See? Much simpler: no waits and no checking the Bytes At Port.
And just for the record, I have only found 1 legitimate use for the Bytes At Port, and that is when you have no clue when data might possibly come in. And even then the Bytes At Port is just a check to see if data has started to come, not used to command the VISA Read how many bytes to read.
@crossrulz wrote:
And just for the record, I have only found 1 legitimate use for the Bytes At Port, and that is when you have no clue when data might possibly come in.
What about when you have many ports working in parallel? I heard something about how using the synchronous read functions would take a CPU thread and that if I'm working with 8 serial ports talking to 8 different devices (but of the same model) then that could do weird things. Am I wrong? I've just always done the whole polling and bytes at port thing myself with the extra work of keeping track of partial messages, but am willing to change if it scales since I often have to talk to many serial ports in parallel.
@Hooovahh wrote:
What about when you have many ports working in parallel? I heard something about how using the synchronous read functions would take a CPU thread and that if I'm working with 8 serial ports talking to 8 different devices (but of the same model) then that could do weird things. Am I wrong? I've just always done the whole polling and bytes at port thing myself with the extra work of keeping track of partial messages, but am willing to change if it scales since I often have to talk to many serial ports in parallel.
You might have something there. But I go back to the fact that you should only be using the Bytes At Port to see if a message has started and then read the whole thing using a very large number of bytes to read (assuming ASCII protocol, binary/hex usually have their own protocols that you should be following instead of relying on the Bytes At Port).
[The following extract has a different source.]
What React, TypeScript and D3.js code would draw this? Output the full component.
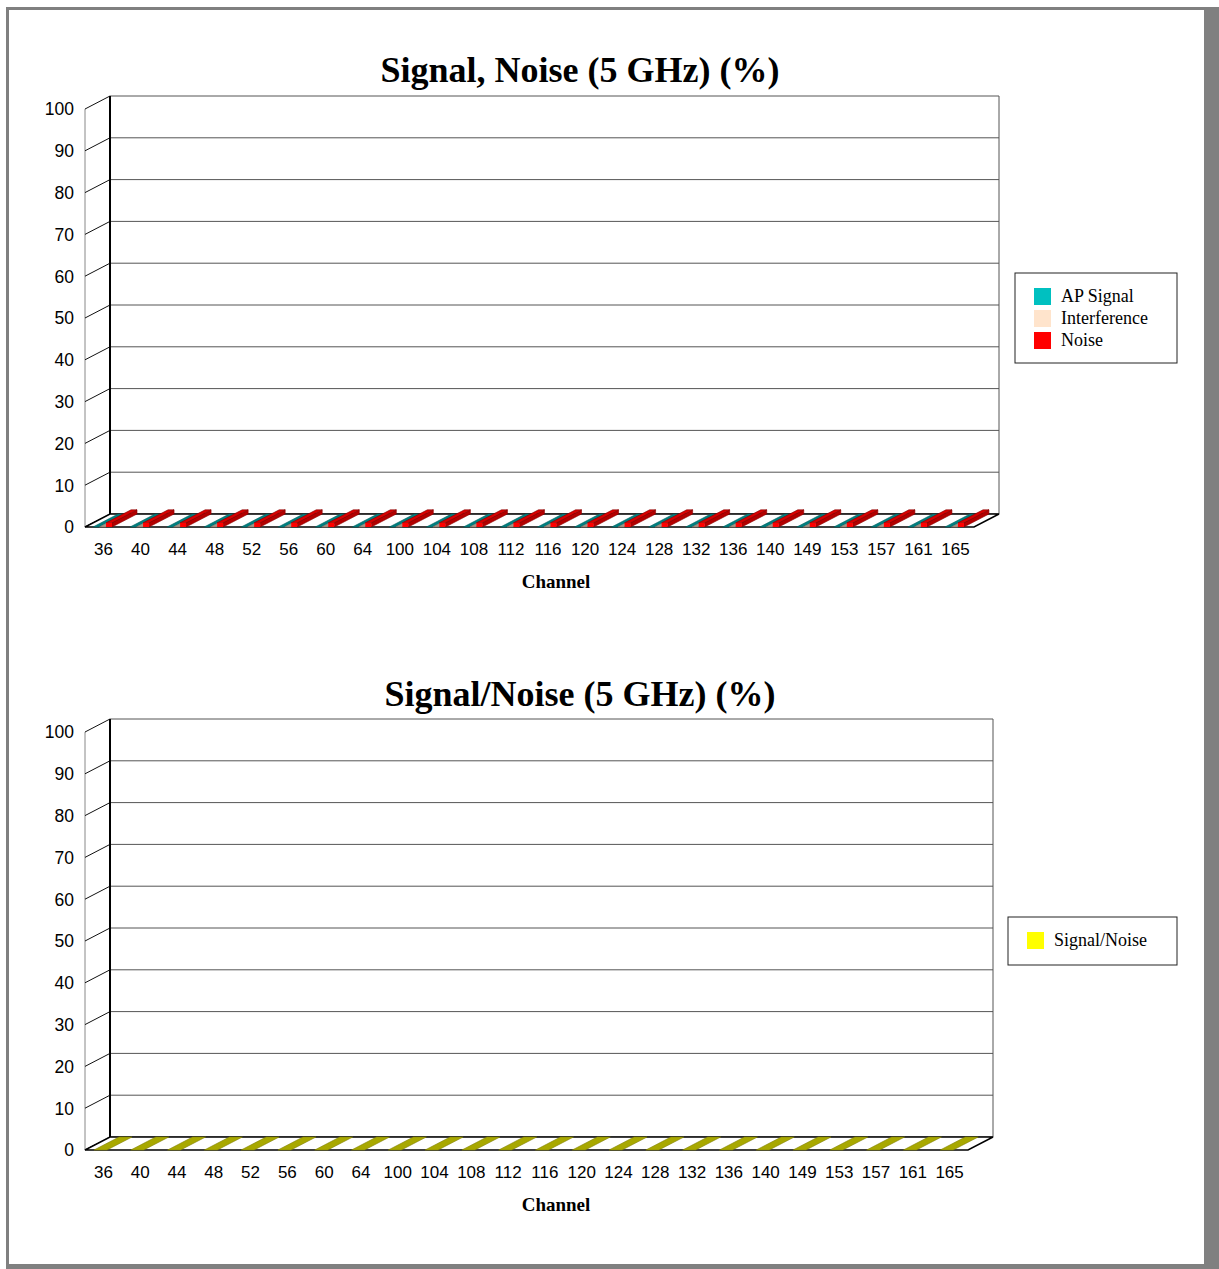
import React from 'react';
import * as d3 from 'd3';

// channel list and values (all bars sit at / near zero)
const CHANNELS = ['36', '40', '44', '48', '52', '56', '60', '64', '100', '104', '108', '112', '116', '120', '124', '128', '132', '136', '140', '149', '153', '157', '161', '165'];
const AP_SIGNAL = [0, 0, 0, 0, 0, 0, 0, 0, 0, 0, 0, 0, 0, 0, 0, 0, 0, 0, 0, 0, 0, 0, 0, 0];
const INTERFERENCE = [0, 0, 0, 0, 0, 0, 0, 0, 0, 0, 0, 0, 0, 0, 0, 0, 0, 0, 0, 0, 0, 0, 0, 0];
const NOISE = [1, 1, 1, 1, 1, 1, 1, 1, 1, 1, 1, 1, 1, 1, 1, 1, 1, 1, 1, 1, 1, 1, 1, 1];
const SIGNAL_NOISE = [0, 0, 0, 0, 0, 0, 0, 0, 0, 0, 0, 0, 0, 0, 0, 0, 0, 0, 0, 0, 0, 0, 0, 0];
const Y_TICKS = [0, 10, 20, 30, 40, 50, 60, 70, 80, 90, 100];

const SANS = '"Liberation Sans", Arial, sans-serif';
const SERIF = '"Liberation Serif", "Times New Roman", serif';

const DX = 25;
const DY = -13;

interface Series {
  name: string;
  color: string;
  values: number[];
}

interface ChartProps {
  title: string;
  titleY: number;
  zeroY: number; // front plane, value 0
  frontLeft: number;
  frontRight: number;
  cluster: [number, number]; // offsets inside a channel band
  series: Series[];
  legend: { x: number; y: number; w: number; h: number };
}

const shade = (c: string, k: number) => {
  const rgb = d3.rgb(c);
  return d3.rgb(rgb.r * k, rgb.g * k, rgb.b * k).formatHex();
};

function Chart3D({ title, titleY, zeroY, frontLeft, frontRight, cluster, series, legend }: ChartProps) {
  const y = d3.scaleLinear().domain([0, 100]).range([zeroY, zeroY - 418]);
  const x = d3.scaleBand<string>().domain(CHANNELS).range([frontLeft, frontRight]);
  const inner = d3
    .scaleBand<string>()
    .domain(series.map((s) => s.name))
    .range(cluster)
    .paddingInner(series.length > 1 ? 0.08 : 0);
  const bw = inner.bandwidth();
  const backLeft = frontLeft + DX;
  const backRight = frontRight + DX;

  const bars: React.ReactNode[] = [];
  CHANNELS.forEach((ch, i) => {
    series.forEach((s) => {
      const x0 = (x(ch) ?? 0) + (inner(s.name) ?? 0);
      const x1 = x0 + bw;
      const yv = y(s.values[i]);
      const y0 = y(0);
      const top = `M${x0},${yv}L${x1},${yv}L${x1 + DX},${yv + DY}L${x0 + DX},${yv + DY}Z`;
      const side = `M${x1},${yv}L${x1 + DX},${yv + DY}L${x1 + DX},${y0 + DY}L${x1},${y0}Z`;
      bars.push(
        <g key={`${ch}-${s.name}`}>
          {yv < y0 && <path d={side} fill={shade(s.color, 0.7)} stroke={shade(s.color, 0.55)} strokeWidth={0.6} />}
          <path d={top} fill={shade(s.color, yv < y0 ? 0.85 : 0.66)} stroke={shade(s.color, 0.5)} strokeWidth={0.6} />
          {yv < y0 && <rect x={x0} y={yv} width={bw} height={y0 - yv} fill={s.color} />}
        </g>
      );
    });
  });

  return (
    <g>
      <text x={580} y={titleY} textAnchor="middle" fontFamily={SERIF} fontWeight="bold" fontSize={36}>
        {title}
      </text>

      {/* back wall grid */}
      {Y_TICKS.map((t) => (
        <line key={`g${t}`} x1={backLeft} x2={backRight} y1={y(t) + DY} y2={y(t) + DY} stroke="#555" strokeWidth={1} />
      ))}
      <line x1={backRight} x2={backRight} y1={y(100) + DY} y2={y(0) + DY} stroke="#555" />

      {/* front axis with slanted ticks */}
      <line x1={frontLeft} x2={frontLeft} y1={y(100)} y2={y(0)} stroke="#888" />
      {Y_TICKS.map((t) => (
        <g key={`t${t}`}>
          <line x1={frontLeft} y1={y(t)} x2={backLeft} y2={y(t) + DY} stroke="#111" strokeWidth={1} />
          <text x={74} y={y(t)} dy="0.36em" textAnchor="end" fontFamily={SANS} fontSize={17.5}>
            {t}
          </text>
        </g>
      ))}
      <line x1={backLeft} x2={backLeft} y1={y(100) + DY} y2={y(0) + DY} stroke="#000" strokeWidth={2} />

      {/* floor */}
      <path
        d={`M${frontLeft},${y(0)}L${backLeft},${y(0) + DY}L${backRight},${y(0) + DY}L${frontRight},${y(0)}Z`}
        fill="#fff"
        stroke="#000"
        strokeWidth={1.5}
      />

      {bars}

      {CHANNELS.map((ch) => (
        <text
          key={`c${ch}`}
          x={(x(ch) ?? 0) + x.bandwidth() / 2}
          y={zeroY + 28}
          textAnchor="middle"
          fontFamily={SANS}
          fontSize={17}
        >
          {ch}
        </text>
      ))}
      <text x={556} y={zeroY + 61} textAnchor="middle" fontFamily={SERIF} fontWeight="bold" fontSize={19}>
        Channel
      </text>

      {/* legend */}
      <rect x={legend.x} y={legend.y} width={legend.w} height={legend.h} fill="#fff" stroke="#222" strokeWidth={1} />
      {series.map((s, i) => (
        <g key={`l${s.name}`}>
          <rect x={legend.x + 19} y={legend.y + 15 + i * 22} width={17} height={17} fill={s.color} />
          <text x={legend.x + 46} y={legend.y + 29 + i * 22} fontFamily={SERIF} fontSize={18}>
            {s.name}
          </text>
        </g>
      ))}
    </g>
  );
}

export default function App() {
  return (
    <svg width={1219} height={1269} style={{ position: 'absolute', left: 0, top: 0 }}>
      <rect x={6} y={7} width={1213} height={1262} fill="#808080" />
      <rect x={9} y={10} width={1195} height={1254} fill="#fff" />
      <Chart3D
        title="Signal, Noise (5 GHz) (%)"
        titleY={82}
        zeroY={527}
        frontLeft={85}
        frontRight={974}
        cluster={[8, 27]}
        series={[
          { name: 'AP Signal', color: '#00C0C0', values: AP_SIGNAL },
          { name: 'Interference', color: '#FFE4CC', values: INTERFERENCE },
          { name: 'Noise', color: '#FF0000', values: NOISE },
        ]}
        legend={{ x: 1015, y: 273, w: 162, h: 90 }}
      />
      <Chart3D
        title="Signal/Noise (5 GHz) (%)"
        titleY={706}
        zeroY={1150}
        frontLeft={85}
        frontRight={968}
        cluster={[9, 22]}
        series={[{ name: 'Signal/Noise', color: '#FFFF00', values: SIGNAL_NOISE }]}
        legend={{ x: 1008, y: 917, w: 169, h: 48 }}
      />
    </svg>
  );
}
This will make your life A LOT easier. Trust me, I have gone down that road as well. It turned into a big giant mess very quickly with lots of potential memory issues.
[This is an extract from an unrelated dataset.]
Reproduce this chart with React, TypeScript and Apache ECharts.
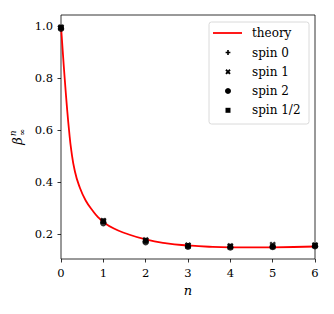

Great suggestion I might prototype a couple methods to see if one works better than the other. My current method is close to what you described. It loops reading the Bytes at Port, if there are none, just wait and try again. Read the bytes that are at the port when they are there, and then look for terminating characters as needed. It also wraps the write, and read into a single call that can keep track of what the request was if a timeout occurred.
Attached is a quick example on reading voltage or current on a power supply. This isn't a full demo just a way of showing a write, and read using this method. Also in this example I show a multi byte termination of \r\n which likely isn't necessary and either byte would work. Although in the past I have had some need for a multi byte termination such as the ending bracket of a JSON, followed by a return.
The 20ms is probably more to do with the half-duplex comms, and in my experience 20ms is a pretty common number. I've written drivers for different hardware (furnace controllers, lab auto samplers, etc) on multi-drop, half-duplex RS-485 networks, and 20ms was the delay required between issuing commands and receiving responses. This allows time for all hardware on the RS-485 network to switch into listening mode, wait for a command, parse the command, switch to writing mode, then write the response, all at 9600 baud.